2019, 41(6): 1450-1457.
doi: 10.11999/JEIT180631
Abstract:
For problems of not meeting the demand of sampling both large flows and small flows at the same time, and not distinguishing flash crowd from traffic attacks in building network traffic anomaly detection datasets based on probabilistic sampling methods, a probabilistic flow sampling method for traffic anomaly detection is proposed. On the basis of the classification of network data flows according to their destination and source IP addresses, the sampling probability for each class of data flows is set as the maximum of its destination and source IP address’s sampling probability, and the number of sampled data flows is ceiled to ensure that each class of data flows is sampled at least once, so that the sampled dataset can reflect the distributions of large, small flows and source, destination IP addresses in original traffics.

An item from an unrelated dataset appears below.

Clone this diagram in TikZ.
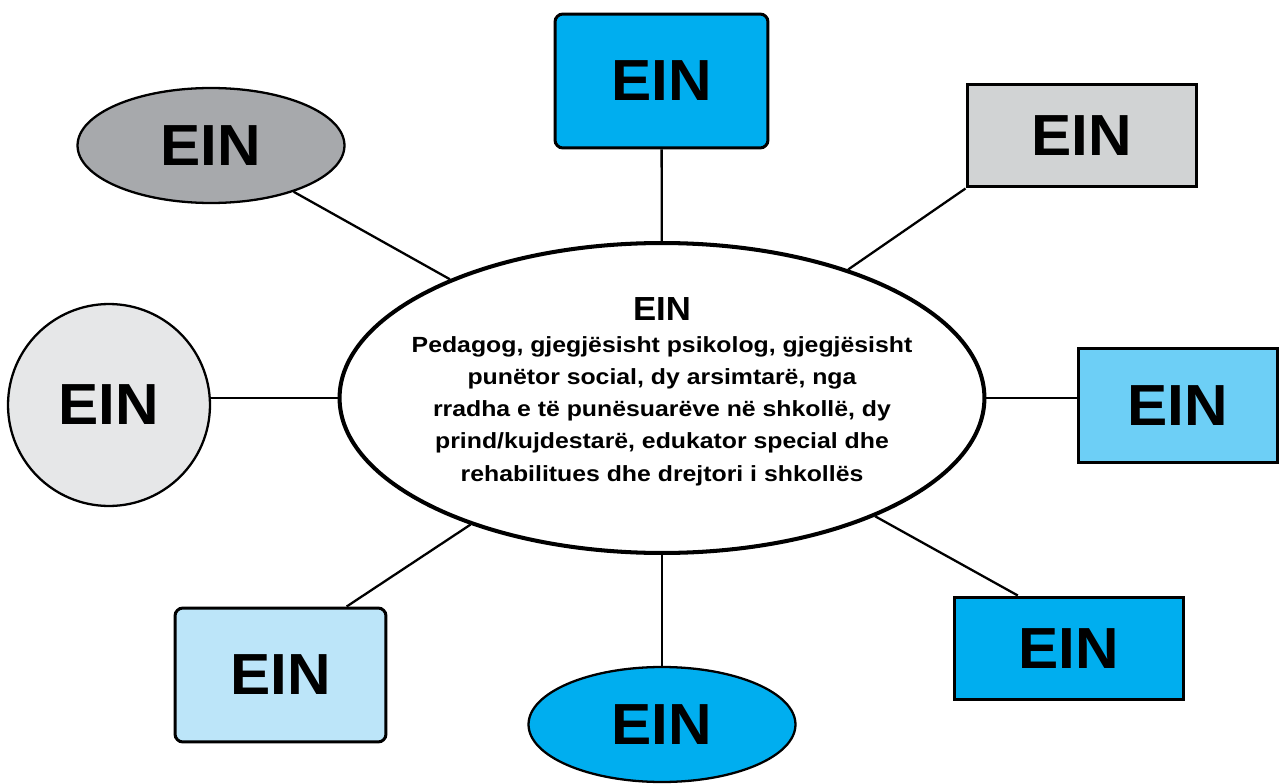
\documentclass[tikz,border=0pt]{standalone}
\usepackage{fontspec}
\setmainfont{Liberation Sans}[FakeStretch=1.04]
\newfontfamily\texlarge{Liberation Sans}[FakeStretch=1.13]
\usetikzlibrary{shapes.geometric}

\definecolor{cyanein}{HTML}{00AEEF}
\definecolor{bleumoyen}{HTML}{6DCFF6}
\definecolor{bleuclair}{HTML}{BCE5F9}
\definecolor{grisclair}{HTML}{D1D3D4}
\definecolor{grispale}{HTML}{E6E7E8}
\definecolor{grisfonce}{HTML}{A7A9AC}

\tikzset{ein/.style = {draw, line width=1.7pt, inner sep=0pt,
                       font=\bfseries\fontsize{33}{38}\selectfont},
         boite/.style = {ein, rectangle, minimum width=#1},
         boite/.default=4.6cm,
         bulle/.style = {ein, ellipse, line width=1.3pt, minimum width=#1, minimum height=2.3cm},
         bulle/.default=5.34cm,
         centre/.style = {draw, ellipse, line width=2.3pt, fill=white, inner ysep=0pt, inner xsep=-0.7cm,
                          minimum width=12.9cm, minimum height=6.2cm, align=center,
                          font=\texlarge\bfseries\fontsize{12.5}{18.3}\selectfont},
         lien/.style = {line width=1.3pt}
        }

\begin{document}
\begin{tikzpicture}[x=0.02cm,y=-0.02cm]
\useasboundingbox (0,0) rectangle (1279,784);
\node[centre] at (662,398) (c) {{\normalfont\bfseries\fontsize{19}{18.3}\selectfont EIN}\\
  Pedagog, gjegjësisht psikolog, gjegjësisht\\
  punëtor social, dy arsimtarë, nga\\
  rradha e të punësuarëve në shkollë, dy\\
  prind/kujdestarë, edukator special dhe\\
  rehabilitues dhe drejtori i shkollës\rule[-10pt]{0pt}{0pt}};
\node[boite=4.26cm, rounded corners=4.5pt, minimum height=2.68cm, fill=cyanein] at (661.5,81) (h) {EIN};
\node[boite, minimum height=2.06cm, fill=grisclair] at (1082,135.5) (hd) {EIN};
\node[boite=4.0cm, minimum height=2.3cm, fill=bleumoyen] at (1178,405.5) (d) {EIN};
\node[boite, minimum height=2.06cm, fill=cyanein] at (1069,648.5) (bd) {EIN};
\node[bulle, fill=cyanein] at (662,724.5) (b) {EIN};
\node[boite=4.22cm, rounded corners=4.5pt, minimum height=2.68cm, fill=bleuclair] at (280.5,675) (bg) {EIN};
\node[ein, circle, line width=1.3pt, minimum size=4.04cm, fill=grispale] at (109,405) (g) {EIN};
\node[bulle, fill=grisfonce] at (211,145.5) (hg) {EIN};
\draw[lien] (c) -- (h);
\draw[lien] (c) -- (hd.south west);
\draw[lien] (c.east) -- (d.west |- c.east);
\draw[lien] (c) -- (bd.134);
\draw[lien] (c) -- (b);
\draw[lien] (c) -- (bg.46);
\draw[lien] (c.west) -- (g.east |- c.west);
\draw[lien] (c) -- (hg);
\end{tikzpicture}
\end{document}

Then, the source IP address entropy is used to characterize the source IP dispersion of anomaly flows, and the attack flow sampling algorithm is designed based on the threshold of the source IP address entropy, which reduces the sampling probability of non-attack anomaly flows caused by flash crowd. The simulation results show that the proposed method can satisfy the sampling requirements of both large flows and small flows, it has a high anomaly flows sampling ability, can sample all the suspicious sources and destination IP addresses related to anomaly flows, and can effectively filter the non-attack anomaly flows.